En una reciente visita a Venecia tuve la ocasión de contemplar una imagen con categoría de símbolo: en la iglesia de Santa Maria dei Frari, alguien había abandonado una rosa sobre la tumba de Monteverdi, detrás de una cancela. La tumba era una lápida gastada por los siglos, donde a duras penas se grababa el nombre de un compositor contra el que luchaban la pátina, la humedad, el peso intolerable del tiempo y los silencios. La flor echada amorosamente sobre ese nombre también se hallaba en proceso de descomposición, y pronto no sería más que una frágil momia, un garabato negro, víctima, como la memoria a la que había sido inmolada, del tiempo que deshoja todas las cosas.

A mí aquella imagen de alegoría barroca me hizo meditar sobre la misteriosa consistencia del recuerdo, sobre la transparencia del olvido, como dice Lytton Strachey en un hermoso libro. Se me ocurrió que cuatro siglos de muerte ininterrumpida no habían podido acallar el crecimiento de las rosas, que la esterilidad del olvido y su veneno no habían logrado impedir que aquella flor creciese junto a la tumba, cortada y hermosa. Mientras hubiera manos que dejaran morir rosas sobre su cuerpo, Monteverdi estaría a salvo de la nada, de esa nada que atrapa con tanta facilidad a los mediocres, al grueso del batallón de los seres humanos. Ars longa, decían los latinos, contraponiendo la inmortalidad del arte a lo efímero de la vida: basta visitar el túmulo de los verdaderos artistas para comprobar que es cierto, que la musa hace medrar el recuerdo de una carne marchita. Las flores, los poemas, las zapatillas de baile que amantes anónimos han dejado en las tumbas de Oscar Wilde en París, de Diaghilev en el mismo cementerio de San Michele de Venecia, enseñan que la muerte, si no anulada, sí puede ser postergada por el arte un plazo más.

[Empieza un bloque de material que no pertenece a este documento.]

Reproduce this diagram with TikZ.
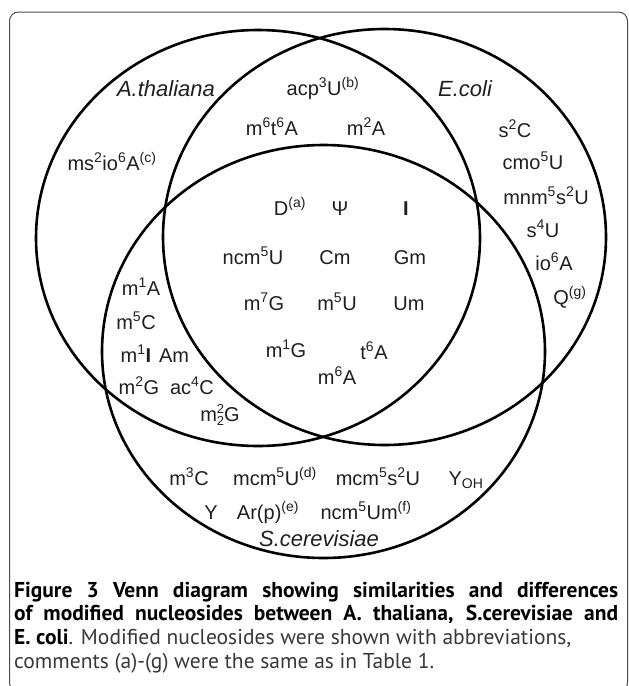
\documentclass[tikz,border=0pt]{standalone}
\usepackage{fontspec}
\setmainfont{Liberation Sans}
\newfontfamily\capfont{PT Sans}
\newcommand{\spr}[1]{\textsuperscript{#1}}
\tikzset{
  ring/.style={line width=2.6pt},
  item/.style={anchor=base, inner sep=0pt, text=black!88, font=\fontsize{20}{24}\selectfont},
  species/.style={anchor=base, inner sep=0pt, text=black!88, font=\fontsize{22}{26}\selectfont\itshape},
  capline/.style={anchor=base west, inner sep=0pt, text=black!78, font=\fontsize{21.5}{24}\selectfont\capfont}
}

\begin{document}
\begin{tikzpicture}[x=1pt, y=-1pt]
	%%%%% FRAME %%%%%
	\useasboundingbox (0,0) rectangle (629,686);
	\clip (0,0) rectangle (629,686);
	\draw[black!70, line width=1pt, rounded corners=9pt] (9.5,12) rectangle (627.5,692);
	
	%%%%% SETS %%%%%
	\draw[ring] (258,238) ellipse [x radius=222pt, y radius=208pt];
	\draw[ring] (384.5,237) ellipse [x radius=221.5pt, y radius=208pt];
	\draw[ring] (323.5,351.5) ellipse [x radius=221.5pt, y radius=206.5pt];
	
	\node[species] (atha) at (166,96) {A.thaliana};
	\node[species] (ecol) at (465,96) {E.coli};
	\node[species] (scer) at (319,546) {S.cerevisiae};
	
	% A.thaliana and E.coli only
	\node[item] (acp) at (323,95) {acp\spr{3}U\spr{(b)}};
	\node[item] (mtta) at (272,135) {m\spr{6}t\spr{6}A};
	\node[item] (mta) at (366,135) {m\spr{2}A};
	
	% A.thaliana only
	\node[item] (msio) at (112,170) {ms\spr{2}io\spr{6}A\spr{(c)}};
	
	% E.coli only
	\node[item] (stc) at (515,137) {s\spr{2}C};
	\node[item] (cmo) at (533,169) {cmo\spr{5}U};
	\node[item] (mnm) at (546,204) {mnm\spr{5}s\spr{2}U};
	\node[item] (sfu) at (543,237) {s\spr{4}U};
	\node[item] (ioa) at (554,270) {io\spr{6}A};
	\node[item] (qg) at (570,304) {Q\spr{(g)}};
	
	% all three
	\node[item] (dih) at (290,215) {D\spr{(a)}};
	\node[item] (psi) at (340,215) {Ψ};
	\node[item] (ino) at (406,215) {\textbf{I}};
	\node[item] (ncm) at (253,264) {ncm\spr{5}U};
	\node[item] (cm) at (335,264) {Cm};
	\node[item] (gm) at (410,264) {Gm};
	\node[item] (msg) at (264,310) {m\spr{7}G};
	\node[item] (mfu) at (337,310) {m\spr{5}U};
	\node[item] (um) at (409,310) {Um};
	\node[item] (mog) at (286,357) {m\spr{1}G};
	\node[item] (tsa) at (374,359) {t\spr{6}A};
	\node[item] (msa) at (337,384) {m\spr{6}A};
	
	% A.thaliana and S.cerevisiae only
	\node[item] (moa) at (141,295) {m\spr{1}A};
	\node[item] (mfc) at (136,329) {m\spr{5}C};
	\node[item] (moi) at (136,362) {m\spr{1}\textbf{I}};
	\node[item] (am) at (174,362) {Am};
	\node[item] (mtg) at (139,394) {m\spr{2}G};
	\node[item] (acc) at (192,394) {ac\spr{4}C};
	\node[item] (mttg) at (220,421) {m\rlap{\raisebox{0.75ex}{\fontsize{13}{13}\selectfont 2}}\raisebox{-0.45ex}{\fontsize{13}{13}\selectfont 2}G};
	
	% S.cerevisiae only
	\node[item] (mtc) at (189,485) {m\spr{3}C};
	\node[item] (mcm) at (275,485) {mcm\spr{5}U\spr{(d)}};
	\node[item] (mcms) at (378,485) {mcm\spr{5}s\spr{2}U};
	\node[item] (yoh) at (466,485) {Y\textsubscript{OH}};
	\node[item] (ywy) at (211,519) {Y};
	\node[item] (arp) at (268,519) {Ar(p)\spr{(e)}};
	\node[item] (ncmu) at (366,519) {ncm\spr{5}Um\spr{(f)}};
	
	%%%%% CAPTION %%%%%
	\node[capline] (capa) at (14,597) {\makebox[604pt][s]{\textcolor{black}{\bfseries Figure 3 Venn diagram showing similarities and differences}}};
	\node[capline] (capb) at (14,620) {\makebox[604pt][s]{\textcolor{black}{\bfseries of modified nucleosides between A. thaliana, S.cerevisiae and}}};
	\node[capline] (capc) at (14,644) {\textcolor{black}{\bfseries E. coli}. Modified nucleosides were shown with abbreviations,};
	\node[capline] (capd) at (14,668) {comments (a)-(g) were the same as in Table 1.};
\end{tikzpicture}
\end{document}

En la Antigüedad, la inmortalidad se alcanzaba por las grandes obras: poetas y héroes recibían como el más preciado de los dones un puesto en las epopeyas, que cantarían hasta el ocaso generaciones de hombres. Recordemos que Aquiles acepta su condición de mortal precisamente a cambio de la eternidad que le otorgará la fama. Antes, la fama exigía esfuerzos y renuncias, la costosa erección de una obra que desafiara a los siglos; hoy, en nuestros tiempos democráticos, es más asequible a todo el mundo. Basta con que la televisión, ese maravilloso electrodoméstico, designe a algún desconocido para que le toque la lotería de los elegidos.

Las bocas corearán ese nombre, se imprimirá en satén y papel, su efigie circulará por consultas de dentistas y peluquerías. La pantalla de nuestros salones y el altavoz de nuestras cocinas se llenarán de la presencia de ese nuevo numen, y lamentaremos con envidia no ocupar un lugar así en las sobremesas de las abuelas. El Ayuntamiento de Salteras, provincia de Sevilla, ha destinado la práctica mitad de su presupuesto de cultura a contratar a Tamara, esa pobre Cenicienta de la caspa y el pelucón postizo. Muchos critican su decisión y tratan la maniobra de inconcebible, pero ¿qué hacer si el día señalado el auditorio se llenará de personas que gritarán ese nombre y que agitarán cartulinas estampadas con su firma? La razón del contrato que dio el alcalde fue poderosa: así el nombre de Salteras también sonará por televisión.